City moves ahead with plan to close bridge; Closure planned for Thursday
The Cape Coral City Council stuck by a decision made last month to close off the bridge on Southwest 28th Street to non-emergency traffic in the face of criticism by a handful of residents at Monday’s meeting.
Lee Stevens, who has lived on Southwest 12th Avenue for 23 years, submitted a petition to the council with 70 signatures opposing the bridge’s closing. He said he likes the dual entrances to his community, pointing out that it allows for alternate routes back to his home in case of an accident or heavy traffic.
“The majority of the people in my community are against closing the bridge,” Stevens said. “To exclude us from the discussion is like saying the taxpayers are meaningless.”
He argued that the city could have used other methods to slow down traffic such as installing stop signs or speed bumps and increased police patrols, which would cost the city few dollars and would not inconvenience the community as much. However, city staff and residents supporting the closure argued against those ideas, saying stop signs could cause additional dangers and citing the cost of their installation.
Some against the closure conceded that the best course of action may be closing the bridge, but agreed that the proper process debating this decision was not followed.
“There is not enough information to close the bridge,” said resident Ricardo Robles. “There’s so many questions that are not answered.”
Council decided last month to seal the bridge with a temporary barrier starting Thursday after residents petitioned the body to make the move citing safety issues caused by speeding cars and heavy traffic using the roadway as a cut through between Skyline and Chiquita boulevards.

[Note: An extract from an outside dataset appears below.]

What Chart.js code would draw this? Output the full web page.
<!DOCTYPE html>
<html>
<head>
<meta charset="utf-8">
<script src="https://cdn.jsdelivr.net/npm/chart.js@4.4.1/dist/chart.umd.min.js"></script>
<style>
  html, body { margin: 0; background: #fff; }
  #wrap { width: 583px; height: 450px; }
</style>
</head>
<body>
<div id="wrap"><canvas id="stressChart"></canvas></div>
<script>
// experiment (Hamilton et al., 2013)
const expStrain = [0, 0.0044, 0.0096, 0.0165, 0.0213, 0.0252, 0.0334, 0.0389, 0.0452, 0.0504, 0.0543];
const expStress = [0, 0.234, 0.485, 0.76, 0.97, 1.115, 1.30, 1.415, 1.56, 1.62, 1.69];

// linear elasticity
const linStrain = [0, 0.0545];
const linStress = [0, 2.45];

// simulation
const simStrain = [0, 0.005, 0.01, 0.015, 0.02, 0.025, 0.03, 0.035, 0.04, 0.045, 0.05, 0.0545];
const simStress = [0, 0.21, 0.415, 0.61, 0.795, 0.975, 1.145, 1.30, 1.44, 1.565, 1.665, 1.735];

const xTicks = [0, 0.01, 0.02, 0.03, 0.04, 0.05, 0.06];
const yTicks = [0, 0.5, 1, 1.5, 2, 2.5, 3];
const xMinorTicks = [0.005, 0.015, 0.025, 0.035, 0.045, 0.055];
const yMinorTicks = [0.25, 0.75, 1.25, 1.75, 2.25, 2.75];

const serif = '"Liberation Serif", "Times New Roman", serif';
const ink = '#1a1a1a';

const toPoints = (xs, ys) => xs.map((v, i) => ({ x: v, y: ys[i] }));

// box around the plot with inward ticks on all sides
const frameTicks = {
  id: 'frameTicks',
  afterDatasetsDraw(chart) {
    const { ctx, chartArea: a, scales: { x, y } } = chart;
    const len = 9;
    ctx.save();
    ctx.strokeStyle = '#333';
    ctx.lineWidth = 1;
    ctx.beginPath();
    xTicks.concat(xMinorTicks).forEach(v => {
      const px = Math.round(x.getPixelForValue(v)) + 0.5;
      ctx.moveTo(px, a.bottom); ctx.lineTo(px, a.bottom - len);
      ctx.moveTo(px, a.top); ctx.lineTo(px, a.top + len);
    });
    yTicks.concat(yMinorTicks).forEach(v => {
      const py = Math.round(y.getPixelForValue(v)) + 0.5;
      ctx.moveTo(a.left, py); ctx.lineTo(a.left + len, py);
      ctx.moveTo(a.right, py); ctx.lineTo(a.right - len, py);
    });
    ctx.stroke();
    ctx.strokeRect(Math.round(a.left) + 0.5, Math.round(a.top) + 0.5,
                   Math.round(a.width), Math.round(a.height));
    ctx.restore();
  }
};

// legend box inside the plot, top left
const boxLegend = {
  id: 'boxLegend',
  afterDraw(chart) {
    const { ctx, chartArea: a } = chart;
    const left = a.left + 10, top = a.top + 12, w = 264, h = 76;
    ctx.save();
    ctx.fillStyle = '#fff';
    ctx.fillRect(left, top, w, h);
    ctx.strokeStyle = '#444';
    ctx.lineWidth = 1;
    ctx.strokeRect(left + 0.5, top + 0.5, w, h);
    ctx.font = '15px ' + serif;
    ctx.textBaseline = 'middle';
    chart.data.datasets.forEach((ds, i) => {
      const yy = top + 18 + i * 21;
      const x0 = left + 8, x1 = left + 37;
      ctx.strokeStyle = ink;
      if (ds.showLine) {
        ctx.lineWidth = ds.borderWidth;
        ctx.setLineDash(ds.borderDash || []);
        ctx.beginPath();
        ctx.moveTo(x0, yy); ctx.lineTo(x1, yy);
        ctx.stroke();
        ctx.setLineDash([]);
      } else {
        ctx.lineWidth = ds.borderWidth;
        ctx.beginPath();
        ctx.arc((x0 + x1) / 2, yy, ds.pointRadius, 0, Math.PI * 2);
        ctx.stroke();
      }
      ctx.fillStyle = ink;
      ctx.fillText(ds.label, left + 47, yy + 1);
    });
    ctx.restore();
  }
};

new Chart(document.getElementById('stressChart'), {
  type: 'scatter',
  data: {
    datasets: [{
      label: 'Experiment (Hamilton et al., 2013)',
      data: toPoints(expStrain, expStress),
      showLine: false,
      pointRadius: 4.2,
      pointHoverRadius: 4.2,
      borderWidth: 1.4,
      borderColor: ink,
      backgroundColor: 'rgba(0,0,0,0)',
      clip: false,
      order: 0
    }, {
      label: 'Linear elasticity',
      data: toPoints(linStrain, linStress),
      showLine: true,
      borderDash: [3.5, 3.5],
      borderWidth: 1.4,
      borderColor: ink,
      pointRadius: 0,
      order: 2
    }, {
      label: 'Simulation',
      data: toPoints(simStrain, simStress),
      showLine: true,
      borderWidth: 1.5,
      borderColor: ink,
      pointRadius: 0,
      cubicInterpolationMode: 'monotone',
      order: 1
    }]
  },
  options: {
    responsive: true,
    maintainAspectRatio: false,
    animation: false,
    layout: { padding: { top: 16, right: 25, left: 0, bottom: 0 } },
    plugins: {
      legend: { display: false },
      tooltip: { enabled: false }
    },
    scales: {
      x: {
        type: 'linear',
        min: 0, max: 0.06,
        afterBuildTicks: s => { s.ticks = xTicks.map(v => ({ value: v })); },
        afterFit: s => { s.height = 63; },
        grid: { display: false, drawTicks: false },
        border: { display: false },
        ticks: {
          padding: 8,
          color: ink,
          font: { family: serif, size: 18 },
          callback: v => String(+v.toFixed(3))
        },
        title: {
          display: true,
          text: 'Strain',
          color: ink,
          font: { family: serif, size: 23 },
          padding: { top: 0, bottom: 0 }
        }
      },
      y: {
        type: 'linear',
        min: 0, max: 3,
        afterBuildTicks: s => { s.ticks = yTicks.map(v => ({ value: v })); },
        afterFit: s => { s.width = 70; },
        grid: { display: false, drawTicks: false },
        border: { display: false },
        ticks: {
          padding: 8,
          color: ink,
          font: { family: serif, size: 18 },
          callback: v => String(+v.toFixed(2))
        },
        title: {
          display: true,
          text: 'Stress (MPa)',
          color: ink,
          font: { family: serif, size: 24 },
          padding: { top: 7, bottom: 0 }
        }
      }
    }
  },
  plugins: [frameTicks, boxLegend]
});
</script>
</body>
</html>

Those residents also pointed out that a developer has assembled additional parcels of land near Home Depot and the bridge and could turn the land into a major commercial development which would generate more traffic.
But the decision closing off the road was not offered up for public discussion during a council meeting and there was no traffic study demonstrating the need to close off the road.
The lack of public input disturbed Mayor Eric Feichthaler and he reiterated that the reasoning behind his vote against closing the bridge was that it flew in the face of transparent government.
“The process that we were following is flawed. If we used this for any other process I think we would have had it handed to us,” he said.
The city also does not have a cost estimate for the permanent barrier, a siren activated gate that would open for emergency vehicles, though the project will be bid out to local contractors.
Jimmy Jones, who lives on the intersection of Southwest 28th Street and Southwest 13th Avenue, told the council Monday that he has seen cars traveling in excess of 65 mph on the residential roadway. He said the bridge’s closure would hurt him, but the added safety is worth the cost.
“It’s a major inconvenience for that bridge to be closed, but if it’s going to slow the traffic between those two streets I support it,” Jones said.
“The speed as these people travel up and down this street is unbelievable,” said resident Ed Fishburn.
One proponent of the closure did promise that he would continue to participate in future debate. Councilmember Bill Deile pledged to three residents strongly opposed to the closure to attend a future public meeting on the issue.
A date and place for such a meeting has yet to be set.
The council will have to take up the question of a permanent barrier at a future meeting when it votes on a consent agenda item authorizing the work.
Deile and several other members of council promised to closely monitor how the temporary barrier affects traffic and citizens’ reaction to the closure when it goes into effect on Thursday.
“We’ll see how it works come the 10th,” said Deile.